/---
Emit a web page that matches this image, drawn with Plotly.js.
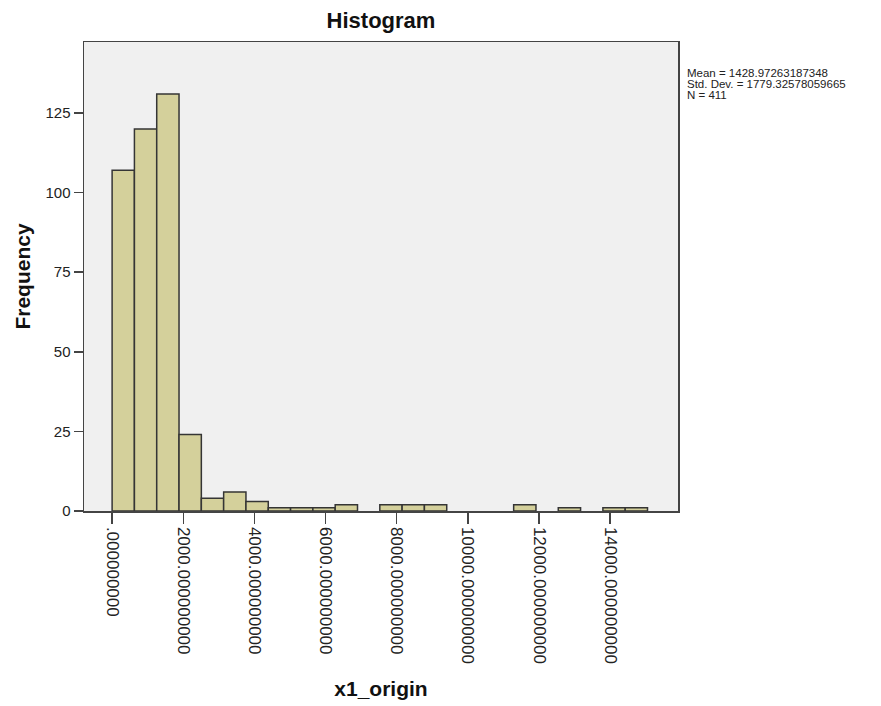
<!DOCTYPE html>
<html>
<head>
<meta charset="utf-8">
<script src="https://cdn.plot.ly/plotly-3.0.1.min.js"></script>
<style>html,body{margin:0;padding:0;background:#fff;}#chart{width:881px;height:706px;}</style>
</head>
<body>
<div id="chart"></div>
<script>
// Histogram of x1_origin (SPSS output), counts per bin
var binStart = 0;
var binWidth = 627;
var binCounts = [107, 120, 131, 24, 4, 6, 3, 1, 1, 1, 2, 0, 2, 2, 2, 0, 0, 0, 2, 0, 1, 0, 1, 1];
var tickValues = [0, 2000, 4000, 6000, 8000, 10000, 12000, 14000];
var tickLabels = ['.000000000', '2000.000000000', '4000.000000000', '6000.000000000',
                  '8000.000000000', '10000.000000000', '12000.000000000', '14000.000000000'];
var yTickValues = [0, 25, 50, 75, 100, 125];
var statLines = ['Mean = 1428.97263187348', 'Std. Dev. = 1779.32578059665', 'N = 411'];

var xs = [], ys = [];
binCounts.forEach(function (c, k) {
  if (c > 0) { xs.push(binStart + binWidth * (k + 0.5)); ys.push(c); }
});

var FONT = 'Liberation Sans, Arial, sans-serif';
var trace = {
  type: 'bar', x: xs, y: ys, width: binWidth,
  marker: { color: '#d4d09b', line: { color: '#353535', width: 1.5 } },
  hoverinfo: 'x+y'
};

var statY = [0.934, 0.910, 0.886];
var annotations = statLines.map(function (t, i) {
  return { text: t, xref: 'paper', yref: 'paper', x: 1.0135, y: statY[i],
           xanchor: 'left', yanchor: 'middle', showarrow: false, borderpad: 0,
           font: { family: FONT, size: 11.5, color: '#222' } };
});

var layout = {
  width: 881, height: 706,
  margin: { l: 84, r: 203, t: 42, b: 195 },
  paper_bgcolor: '#ffffff', plot_bgcolor: '#f0f0f0',
  showlegend: false, bargap: 0,
  title: { text: '<b>Histogram</b>', x: 0.5, xref: 'paper', xanchor: 'center',
           y: 0.971, yanchor: 'middle',
           font: { family: FONT, size: 22, color: '#111' } },
  xaxis: {
    range: [-790, 15905], tickvals: tickValues, ticktext: tickLabels, tickangle: 90,
    ticks: 'outside', ticklen: 11, tickwidth: 1.5, tickcolor: '#444',
    showgrid: false, zeroline: false, showline: true, linecolor: '#444', linewidth: 1.5, mirror: true,
    tickfont: { family: FONT, size: 17, color: '#222' },
    title: { text: '<b>x1_origin</b>', standoff: 18, font: { family: FONT, size: 21, color: '#111' } }
  },
  yaxis: {
    range: [0, 147.3], tickvals: yTickValues,
    ticks: 'outside', ticklen: 9, tickwidth: 1.5, tickcolor: '#444',
    showgrid: false, zeroline: false, showline: true, linecolor: '#444', linewidth: 1.5, mirror: true,
    tickfont: { family: FONT, size: 15, color: '#222' },
    title: { text: '<b>Frequency</b>', standoff: 9, font: { family: FONT, size: 21, color: '#111' } }
  },
  annotations: annotations
};

Plotly.newPlot('chart', [trace], layout, { displayModeBar: false, staticPlot: true });
</script>
</body>
</html>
\---
Work to be completed:
Leave out all pictures, then copy the remaining material exactly.

Result of the task:
Emit a web page that matches this image, drawn with Plotly.js.
<!DOCTYPE html>
<html>
<head>
<meta charset="utf-8">
<script src="https://cdn.plot.ly/plotly-3.0.1.min.js"></script>
<style>html,body{margin:0;padding:0;background:#fff;}#chart{width:881px;height:706px;}</style>
</head>
<body>
<div id="chart"></div>
<script>
// Histogram of x1_origin (SPSS output), counts per bin
var binStart = 0;
var binWidth = 627;
var binCounts = [107, 120, 131, 24, 4, 6, 3, 1, 1, 1, 2, 0, 2, 2, 2, 0, 0, 0, 2, 0, 1, 0, 1, 1];
var tickValues = [0, 2000, 4000, 6000, 8000, 10000, 12000, 14000];
var tickLabels = ['.000000000', '2000.000000000', '4000.000000000', '6000.000000000',
                  '8000.000000000', '10000.000000000', '12000.000000000', '14000.000000000'];
var yTickValues = [0, 25, 50, 75, 100, 125];
var statLines = ['Mean = 1428.97263187348', 'Std. Dev. = 1779.32578059665', 'N = 411'];

var xs = [], ys = [];
binCounts.forEach(function (c, k) {
  if (c > 0) { xs.push(binStart + binWidth * (k + 0.5)); ys.push(c); }
});

var FONT = 'Liberation Sans, Arial, sans-serif';
var trace = {
  type: 'bar', x: xs, y: ys, width: binWidth,
  marker: { color: '#d4d09b', line: { color: '#353535', width: 1.5 } },
  hoverinfo: 'x+y'
};

var statY = [0.934, 0.910, 0.886];
var annotations = statLines.map(function (t, i) {
  return { text: t, xref: 'paper', yref: 'paper', x: 1.0135, y: statY[i],
           xanchor: 'left', yanchor: 'middle', showarrow: false, borderpad: 0,
           font: { family: FONT, size: 11.5, color: '#222' } };
});

var layout = {
  width: 881, height: 706,
  margin: { l: 84, r: 203, t: 42, b: 195 },
  paper_bgcolor: '#ffffff', plot_bgcolor: '#f0f0f0',
  showlegend: false, bargap: 0,
  title: { text: '<b>Histogram</b>', x: 0.5, xref: 'paper', xanchor: 'center',
           y: 0.971, yanchor: 'middle',
           font: { family: FONT, size: 22, color: '#111' } },
  xaxis: {
    range: [-790, 15905], tickvals: tickValues, ticktext: tickLabels, tickangle: 90,
    ticks: 'outside', ticklen: 11, tickwidth: 1.5, tickcolor: '#444',
    showgrid: false, zeroline: false, showline: true, linecolor: '#444', linewidth: 1.5, mirror: true,
    tickfont: { family: FONT, size: 17, color: '#222' },
    title: { text: '<b>x1_origin</b>', standoff: 18, font: { family: FONT, size: 21, color: '#111' } }
  },
  yaxis: {
    range: [0, 147.3], tickvals: yTickValues,
    ticks: 'outside', ticklen: 9, tickwidth: 1.5, tickcolor: '#444',
    showgrid: false, zeroline: false, showline: true, linecolor: '#444', linewidth: 1.5, mirror: true,
    tickfont: { family: FONT, size: 15, color: '#222' },
    title: { text: '<b>Frequency</b>', standoff: 9, font: { family: FONT, size: 21, color: '#111' } }
  },
  annotations: annotations
};

Plotly.newPlot('chart', [trace], layout, { displayModeBar: false, staticPlot: true });
</script>
</body>
</html>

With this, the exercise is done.